PSA Peugeot Citroen’s supervisory board said it supports Chief Executive Officer Philippe Varin and his strategy, following a report in La Tribune that the Peugeot family was unhappy with his management.
“Following rumors that have appeared today in the press the entire Supervisory Board of PSA Peugeot Citroen wishes to express its complete support for Philippe Varin and the Managing Board and also for the current strategy that is in place,” the board said today in an emailed statement released after market closing.
The Peugeot family is disappointed with Varin’s results and some members question his decision to ally with General Motors Co., La Tribune reported online today, citing unidentified persons. Varin is on an ‘ejector seat,’ the newspaper said.
Peugeot, Europe’s second-biggest carmaker, announced plans in February to sell assets, including a stake in its trucking unit Gefco, as it struggles with rising debt and falling sales. The company now plans to sell at least 50 percent of Gefco, a union representative said on June 15. The carmaker set up a strategic alliance with GM in March in which the U.S. automaker became Peugeot’s second-largest shareholder after the founding family.
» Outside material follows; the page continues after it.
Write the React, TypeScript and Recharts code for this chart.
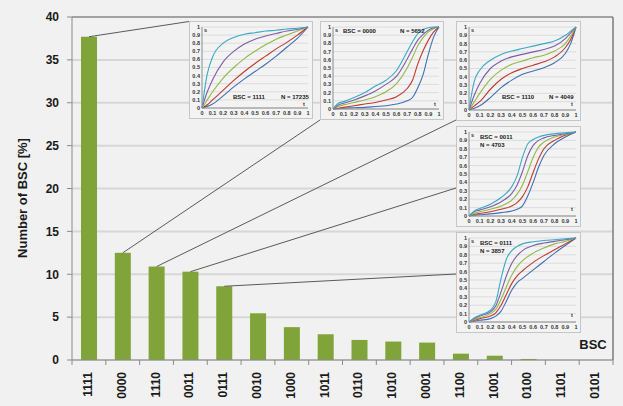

“The Peugeot family members have seen their shares losing more than 50 percent of their value, so of course they’re unhappy,” said Horst Schneider, an analyst at HSBC Trinkaus & Burkhardt AG with an “underweight” rating on the shares.
Shares of Peugeot closed 6.5 percent higher in Paris at 8.21 euros, valuing the carmaker at 2.9 billion euros ($3.69 billion). The French company hit a 23-year low last week, when its stock fell to 7.34 euros on June 14.
The Paris-based automaker’s stock has slumped 68 percent in the last 12 months. Peugeot’s five-month sales in Europe are down 15 percent, outpacing a 7.3 percent industry-wide drop, according to data from the European Automobile Manufacturers’Association. The Peugeot family owns 25.3 percent of the company.